I’m now walking across a busy street.  Other people are there too, trying to cross the street between the passing cars.  They have motors on them, the people, not the cars, like built-in scooters that I can’t quite see, under their clothes.  They stop and hover in the middle while I wait anxious for a break in the traffic to cross myself.  I make it through and go down the hill on the sidewalk, walking, or am I rolling?  I am also wearing something, like a broad belt under my clothes and I press something to it and feel small electric charges go through my belly and my back.  It feels good, not painful.  I do it again.  The point?  Who knows!  I don’t seem to mind in the dream so why should I worry about it while I’m awake.  Dreaming is like a random mixing of thoughts, neurons firing out of our conscious control.  When awake, we string thoughts together, make arguments, compose sentences, filter the whole lot, control anger and make amends to people.  We write carefully crafted e-mails and notes hoping for clarity, maybe brilliancy.  I write small articles, letters and pieces and send them hoping to touch some nerve, to add some meaning to the topic and the effort.  I lie.  I hope for great writing and amazing meaning; I hope the receiver is so impressed that I get the Wow! response.  I don’t get it often, but I keep trying.  The need to be recognized, praised and liked is strong.  Some past dark room in there in my mind that may be worth exploring some day.

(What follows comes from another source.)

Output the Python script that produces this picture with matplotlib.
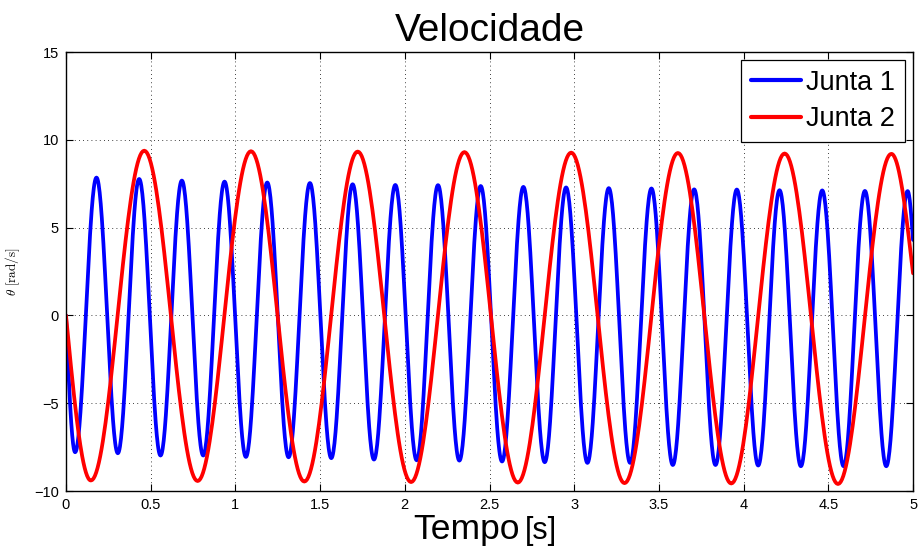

In this daily stream of consciousness, we are in control, most of the time at least, unless our emotions overpower the filters and yank the reins away from our hands.  Then we cry, we get angry and shout, we get obfuscated, frustrated and say things we really don’t mean.  Or perhaps we do mean, but should not say them in deference and consideration for the other person.  Anger infuses the brain with red colors, with chemicals that react with what’s in there in ways that are damaging.  There must have been a purpose somewhere in our evolutionary past for anger.  It must have been an important life-saving device for us naked monkeys.  Now, anger bugs me at inopportune times, makes me stupid, mean, and unproductive.  Leaves me exhausted and stops anything creative I was doing.  It takes an effort to recover from.  I hate getting angry.

At 2 a.m., lying in bed, the stream bubbled on, bringing out these thoughts.  It is now 4 a.m. and some of these thoughts have been tamed, have been captured.  They don’t make much sense still.  There is no lesson to be learned, there is no deep meaning.  I may have as well been thinking about sex, or naked ladies (I was in at some points of the mind dipping).  Yeap.  There they are in the above paragraphs.  Forty-some years thinking about naked ladies.  The fascination has never stopped.  Thanks, Emilio, for the priming.